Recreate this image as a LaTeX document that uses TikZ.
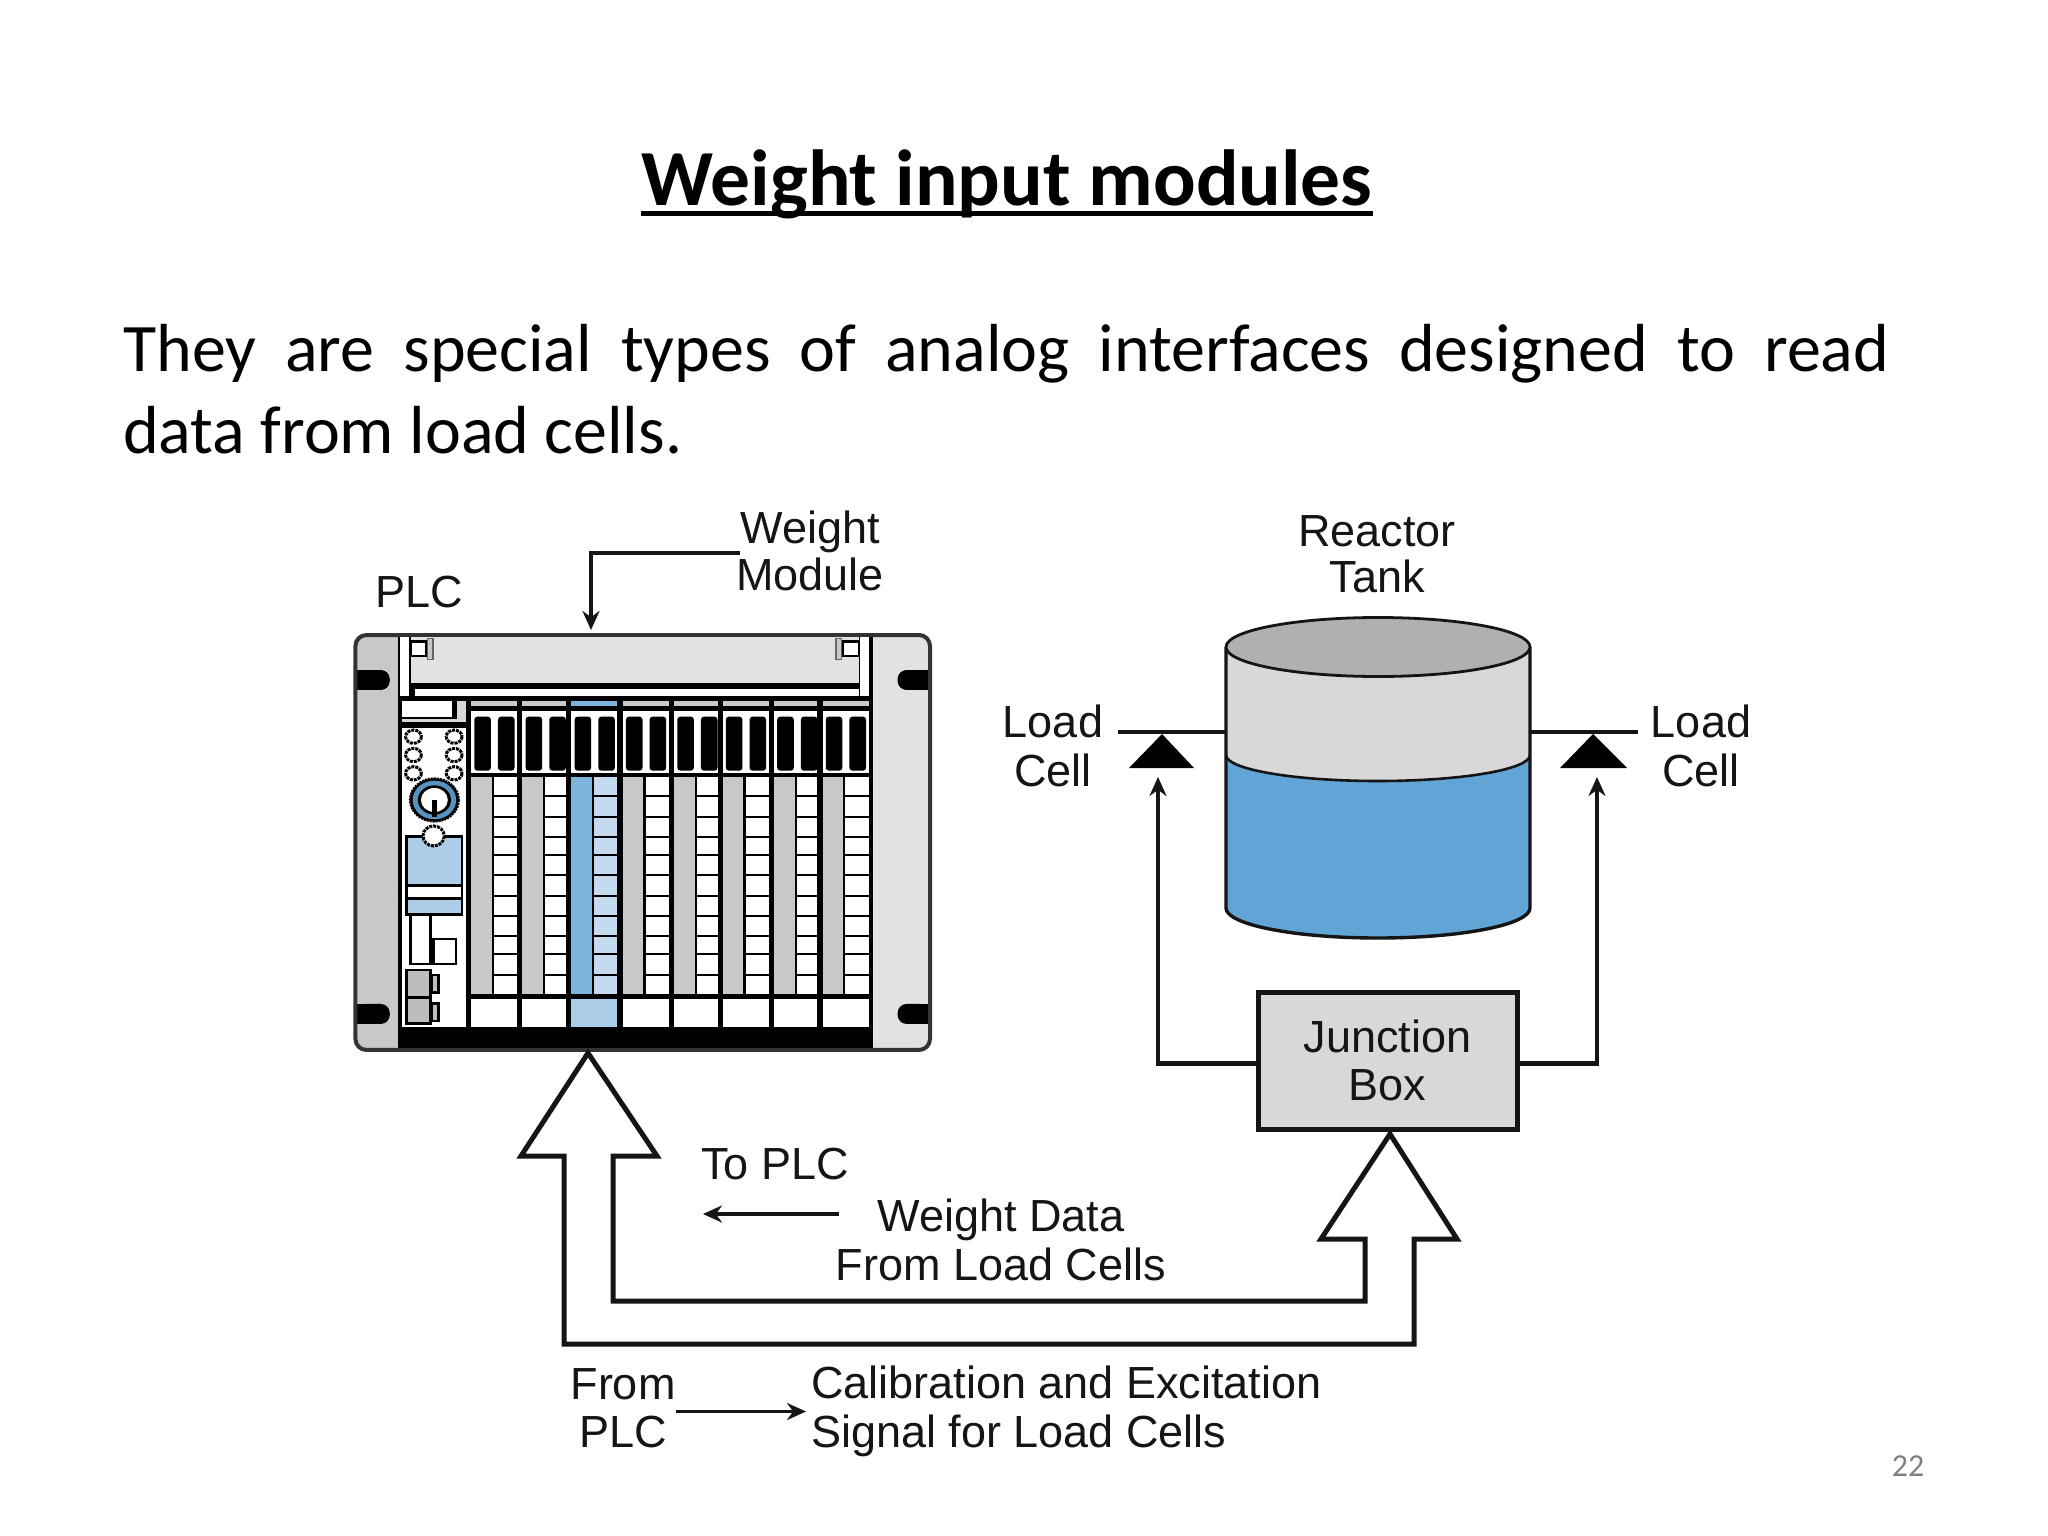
\documentclass[tikz,border=0pt]{standalone}
\usepackage{fontspec}
\setmainfont{Carlito}
\newfontfamily\dgfont{Liberation Sans}
\usetikzlibrary{arrows.meta,calc}
\definecolor{ink}{HTML}{151515}
\definecolor{wblue}{HTML}{60A5D5}
\definecolor{mblue}{HTML}{7DB4DE}
\definecolor{lblue}{HTML}{ABCDE8}
\definecolor{cblue}{HTML}{C5DAEE}
\definecolor{greyA}{HTML}{C8C8CA}
\definecolor{greyB}{HTML}{E2E2E4}
\definecolor{greyC}{HTML}{D8D8DA}
\definecolor{greyD}{HTML}{B0B0B2}
\definecolor{greyE}{HTML}{BDBDBF}
\tikzset{
  x=1pt,y=-1pt,
  lbl/.style={font=\dgfont\fontsize{45}{48.5}\selectfont,text=ink,align=center,inner sep=0pt},
  wire/.style={draw=ink,line width=4.5pt,line join=miter},
  thin wire/.style={draw=ink,line width=3.5pt},
  tip/.style={-{Stealth[length=19pt,width=17pt]}},
  fat/.style={draw=ink,line width=5pt,line join=miter,fill=white},
  outl/.style={draw=black,line width=2.6pt},
  led/.style={draw=black,line width=3pt,densely dotted,fill=white},
}
\newcommand{\plcmodule}[6]{%
  \fill[#6] (#1,243) rectangle (#2,258);
  \fill[white] (#1,272) rectangle (#2,458);
  \fill[black,rounded corners=3pt] ({#1+8},290) rectangle ({#1+50},452);
  \fill[black,rounded corners=3pt] ({#1+68},290) rectangle ({#1+110},452);
  \fill[#3] (#1,470) rectangle ({#1+52},1122);
  \fill[#4] ({#1+58},470) rectangle (#2,1122);
  \foreach \yy in {527,590,650,705,765,828,888,948,1003,1065}
    \fill[black] ({#1+58},\yy-3) rectangle (#2,\yy+3);
  \fill[#5] (#1,1137) rectangle (#2,1222);
}
\begin{document}
\begin{tikzpicture}
\useasboundingbox (0,0) rectangle (2048,1536);
\fill[white] (0,0) rectangle (2048,1536);

% slide text
\node[anchor=base,inner sep=0pt,font=\bfseries\fontsize{79.5}{88}\selectfont,text=black] (title) at (1007,205) {Weight input modules};
\draw[black,line width=5pt] ([yshift=-8pt]title.base west) -- ([yshift=-8pt]title.base east);
\node[anchor=north west,inner sep=0pt,text width=1766pt,align=justify,font=\fontsize{68}{82}\selectfont,text=black] (body) at (123,324)
  {They are special types of analog interfaces designed to read\linebreak data from load cells.};
\node[anchor=center,inner sep=0pt,font=\fontsize{32}{36}\selectfont,text=black!50] (pageno) at (1908,1466) {22};

% PLC rack, drawn in its own grid
\begin{scope}[shift={(341.6,620)},x=0.3949pt,y=-0.3333pt]
  \fill[greyA,rounded corners=10pt] (35,45) rectangle (300,1290);
  \fill[greyB,rounded corners=10pt] (1200,45) rectangle (1490,1290);
  \fill[black] (142,45) rectangle (1345,1290);
  % mounting holes
  \fill[black,rounded corners=9pt] (38,150) rectangle (122,210);
  \fill[black] (38,150) rectangle (70,210);
  \fill[black,rounded corners=9pt] (38,1152) rectangle (122,1212);
  \fill[black] (38,1152) rectangle (70,1212);
  \fill[black,rounded corners=9pt] (1408,150) rectangle (1487,210);
  \fill[black] (1450,150) rectangle (1487,210);
  \fill[black,rounded corners=9pt] (1408,1152) rectangle (1487,1212);
  \fill[black] (1450,1152) rectangle (1487,1212);
  \draw[black!80,line width=4pt,rounded corners=11pt] (35,45) rectangle (1490,1290);
  % top bar
  \fill[greyB] (175,52) rectangle (1310,188);
  \fill[white] (185,207) rectangle (1310,228);
  \fill[white] (148,52) rectangle (170,228);
  \fill[white] (1312,52) rectangle (1335,228);
  \draw[outl,fill=white] (175,65) rectangle (215,108);
  \draw[black!60,line width=1.5pt,fill=greyA] (218,55) rectangle (232,118);
  \draw[outl,fill=white] (1268,65) rectangle (1310,108);
  \draw[black!60,line width=1.5pt,fill=greyA] (1252,55) rectangle (1266,118);
  % CPU column
  \fill[greyC] (153,243) rectangle (315,305);
  \fill[white] (153,243) rectangle (280,290);
  \fill[black] (153,290) rectangle (293,296);
  \fill[black] (280,243) rectangle (293,296);
  \fill[white] (153,325) rectangle (315,1222);
  \foreach \lx in {182,285} \foreach \ly in {350,405,460}
    \draw[led] (\lx,\ly) circle [x radius=20,y radius=20];
  \draw[black,line width=2pt,densely dotted,fill=black] (235,540) circle [x radius=62,y radius=65];
  \fill[wblue!90!black] (235,540) circle [x radius=55,y radius=58];
  \fill[black] (235,540) circle [x radius=42,y radius=44];
  \fill[white] (235,540) circle [x radius=34,y radius=36];
  \fill[black] (228,540) rectangle (242,592);
  \draw[outl,fill=lblue] (165,650) rectangle (305,883);
  \fill[white] (168,800) rectangle (302,832);
  \draw[black,line width=2.6pt] (165,797) -- (305,797) (165,835) -- (305,835);
  \draw[led] (233,648) circle [x radius=27,y radius=30];
  \draw[outl,fill=white] (175,883) rectangle (225,1032);
  \draw[outl,fill=white] (232,957) rectangle (290,1032);
  \draw[outl,fill=greyE] (228,1065) rectangle (245,1118);
  \draw[outl,fill=greyE] (228,1150) rectangle (245,1203);
  \draw[outl,fill=greyE] (165,1050) rectangle (225,1133);
  \draw[outl,fill=greyE] (165,1133) rectangle (225,1210);
  % I/O modules
  \plcmodule{328}{445}{greyA}{white}{white}{greyA}
  \plcmodule{458}{568}{greyA}{white}{white}{greyA}
  \plcmodule{582}{698}{mblue}{cblue}{lblue}{mblue}
  \plcmodule{712}{828}{greyA}{white}{white}{greyA}
  \plcmodule{842}{952}{greyA}{white}{white}{greyA}
  \plcmodule{965}{1082}{greyA}{white}{white}{greyA}
  \plcmodule{1095}{1205}{greyA}{white}{white}{greyA}
  \plcmodule{1218}{1335}{greyA}{white}{white}{greyA}
\end{scope}

% Tank
\fill[greyC] (1226,647) -- (1226,908) arc[start angle=180,end angle=0,x radius=152,y radius=30] -- (1530,647) -- cycle;
\fill[wblue] (1226,755) arc[start angle=180,end angle=0,x radius=152,y radius=26] -- (1530,908) arc[start angle=0,end angle=180,x radius=152,y radius=30] -- cycle;
\draw[ink,line width=2.6pt] (1226,755) arc[start angle=180,end angle=0,x radius=152,y radius=26];
\draw[ink,line width=3.4pt] (1226,647) -- (1226,908) arc[start angle=180,end angle=0,x radius=152,y radius=30] -- (1530,647);
\draw[ink,line width=2.8pt,fill=greyD] (1378,647) ellipse [x radius=152,y radius=29.5];
\coordinate (tankL) at (1226,732);
\coordinate (tankR) at (1530,732);

% Labels
\node[lbl] (plc) at (419,592) {PLC};
\node[lbl] (wm) at (810,551) {Weight\\[-2pt]Module};
\node[lbl] (rt) at (1377,554) {Reactor\\[-2pt]Tank};
\node[lbl] (lcl) at (1053,746) {Load\\Cell};
\node[lbl] (lcr) at (1701,746) {Load\\Cell};
\node[lbl] (toplc) at (775,1164) {To PLC};
\node[lbl] (wd) at (1001,1240) {Weight Data\\From Load Cells};
\node[lbl] (fp) at (623,1408) {From\\PLC};
\node[lbl,align=left,anchor=west] (cal) at (811,1411.5) {Calibration and Excitation\\Signal for Load Cells};
\node[lbl,draw=ink,line width=5pt,fill=greyC,minimum width=259pt,minimum height=137pt] (jb) at (1387.5,1060.5) {Junction\\Box};

% Load cells
\draw[wire] ($(lcl.east |- tankL)+(15,0)$) -- (tankL);
\draw[wire] (tankR) -- ($(lcr.west |- tankR)+(-13,0)$);
\fill[black] (1162,734) -- (1194,768) -- (1129,768) -- cycle;
\fill[black] (1593,734) -- (1627,768) -- (1560,768) -- cycle;
\coordinate (tipL) at (1158,777);
\coordinate (tipR) at (1597,777);
\draw[wire,tip] ([yshift=-3pt]jb.west) -| (tipL);
\draw[wire,tip] ([yshift=-3pt]jb.east) -| (tipR);

% Signal arrows
\coordinate (wmin) at (740,553);
\coordinate (wmout) at (591,630);
\draw[thin wire,tip] (wmin) -| (wmout);
\coordinate (tpA) at (839,1214);
\coordinate (tpB) at (703,1214);
\draw[thin wire,tip] (tpA) -- (tpB);
\draw[thin wire,tip] (fp.east |- cal.west) -- ([xshift=-5pt]cal.west);

% Fat double arrow
\draw[fat] (588,1053) -- (657,1156) -- (613,1156) -- (613,1301) -- (1365,1301) -- (1365,1239) -- (1321,1239) -- (1390,1134) -- (1457,1239) -- (1414,1239) -- (1414,1344) -- (564,1344) -- (564,1156) -- (521,1156) -- cycle;
\end{tikzpicture}
\end{document}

= EXERCISE DIRECTIONS =
Print, exactly as written, the lines above from the first one to the one containing "(pageno) at (1908,1466)". Leave out pictures.

= EXERCISE OUTPUT =
Recreate this image as a LaTeX document that uses TikZ.
\documentclass[tikz,border=0pt]{standalone}
\usepackage{fontspec}
\setmainfont{Carlito}
\newfontfamily\dgfont{Liberation Sans}
\usetikzlibrary{arrows.meta,calc}
\definecolor{ink}{HTML}{151515}
\definecolor{wblue}{HTML}{60A5D5}
\definecolor{mblue}{HTML}{7DB4DE}
\definecolor{lblue}{HTML}{ABCDE8}
\definecolor{cblue}{HTML}{C5DAEE}
\definecolor{greyA}{HTML}{C8C8CA}
\definecolor{greyB}{HTML}{E2E2E4}
\definecolor{greyC}{HTML}{D8D8DA}
\definecolor{greyD}{HTML}{B0B0B2}
\definecolor{greyE}{HTML}{BDBDBF}
\tikzset{
  x=1pt,y=-1pt,
  lbl/.style={font=\dgfont\fontsize{45}{48.5}\selectfont,text=ink,align=center,inner sep=0pt},
  wire/.style={draw=ink,line width=4.5pt,line join=miter},
  thin wire/.style={draw=ink,line width=3.5pt},
  tip/.style={-{Stealth[length=19pt,width=17pt]}},
  fat/.style={draw=ink,line width=5pt,line join=miter,fill=white},
  outl/.style={draw=black,line width=2.6pt},
  led/.style={draw=black,line width=3pt,densely dotted,fill=white},
}
\newcommand{\plcmodule}[6]{%
  \fill[#6] (#1,243) rectangle (#2,258);
  \fill[white] (#1,272) rectangle (#2,458);
  \fill[black,rounded corners=3pt] ({#1+8},290) rectangle ({#1+50},452);
  \fill[black,rounded corners=3pt] ({#1+68},290) rectangle ({#1+110},452);
  \fill[#3] (#1,470) rectangle ({#1+52},1122);
  \fill[#4] ({#1+58},470) rectangle (#2,1122);
  \foreach \yy in {527,590,650,705,765,828,888,948,1003,1065}
    \fill[black] ({#1+58},\yy-3) rectangle (#2,\yy+3);
  \fill[#5] (#1,1137) rectangle (#2,1222);
}
\begin{document}
\begin{tikzpicture}
\useasboundingbox (0,0) rectangle (2048,1536);
\fill[white] (0,0) rectangle (2048,1536);

% slide text
\node[anchor=base,inner sep=0pt,font=\bfseries\fontsize{79.5}{88}\selectfont,text=black] (title) at (1007,205) {Weight input modules};
\draw[black,line width=5pt] ([yshift=-8pt]title.base west) -- ([yshift=-8pt]title.base east);
\node[anchor=north west,inner sep=0pt,text width=1766pt,align=justify,font=\fontsize{68}{82}\selectfont,text=black] (body) at (123,324)
  {They are special types of analog interfaces designed to read\linebreak data from load cells.};
\node[anchor=center,inner sep=0pt,font=\fontsize{32}{36}\selectfont,text=black!50] (pageno) at (1908,1466) {22};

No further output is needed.